Allez, étape suivante, un petit tour à bicyclette. Chacun retrouve couleurs et légèreté en quelques tours de roue. Jusqu’à retrouver son âme d’enfant, mais pour un temps. l’arrivée, c’est un cimetière sorti du fond des âges, mais même au milieu des vieilles tombes de pierre moussue, la chaleur demeure dans le groupe, et les contes de GirO fascine toujours autant, tant par le texte que par la musique, toujours en symbiose. Après ces pierres, direction celles de la gare Saint-Jean, où l’on est invité à observer les gens qui se séparent, ceux qui restent et ceux qui s’en vont. Qui s’en vont par exemple faire la guerre. Pour la fuir, la dernière étape, le lac d’Eugénie, où chacun apporte sa pierre pour lancer dans les eaux sombres, pour faire un voeu, à l’amour, à la vie et au monde.

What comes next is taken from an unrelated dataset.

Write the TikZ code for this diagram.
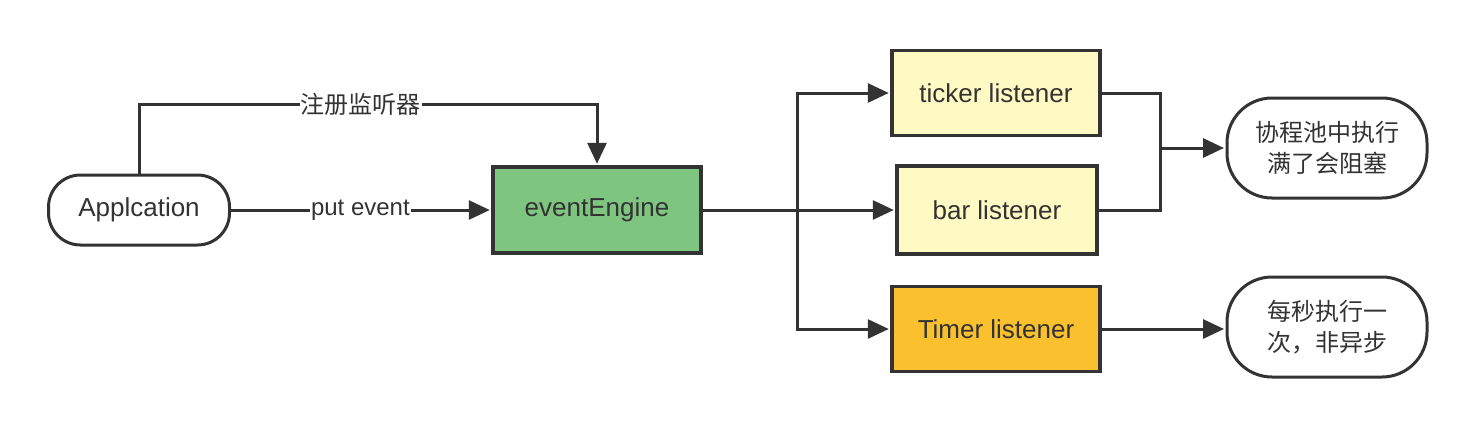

Un disque de pierre, de bois, d’espace et de braise, aux danses folk, aux envolées rock, au chant hypnotique. GirO le tour operator et sa marche poétique nous enivre de terre et d’horizon, d’ombres et de lumière, du crépuscule à l’aube sans oublier la nuit, ses nymphes et ses démons.
Cécile Arnoux, Revue Place Publique, janvier 2015
Ce premier article est plus que le reflet d’un homme dans une flaque d’une campagne qu’on imagine bien quelque part au Nord de la Loire. C’est bien le for intérieur qui est convoqué et exprimé. Comme dans ses précédents manifestes, Sylvain GirO met le verbe au centre, joue avec le sens des mots, invente une poésie toujours très marquée par la nature, le monde et ceux qui le peuplent. Ajoutez à cela une voix qui densifie les textes et la chanson prend tout son sens. Les premiers pas au sein de Katé-Mé ont façonné un chanteur, ses foulées au sein de GirO confirment son talent et révèlent encore davantage le poète et le militant. Et là où cela résonne encore plus fortement, c’est dans la musique, plus radicale encore, plus tendue et intense, un peu comme celle qu’invente Rodolphe Burger. Pour accompagner Sylvain GirO, trois complices musiciens et arrangeurs montrent le même engouement et les mêmes intentions que l’auteur, surlignent les mots encore plus fortement que sur les deux disques déjà parus. Batterie, violoncelle et claviers prennent un virage rock qui fait la force de ce nouvel album. Dix morceaux sous tension, une tristesse qui transpire, une violence évoquée, une rage assumée, Sylvain GirO réveille souvent les maux comme pour mieux les conjurer ou les dénoncer. Reste à chacun de réfléchir aux symboliques suggérées. Reste à chacun à se laisser traverser par la force de ces dix odes.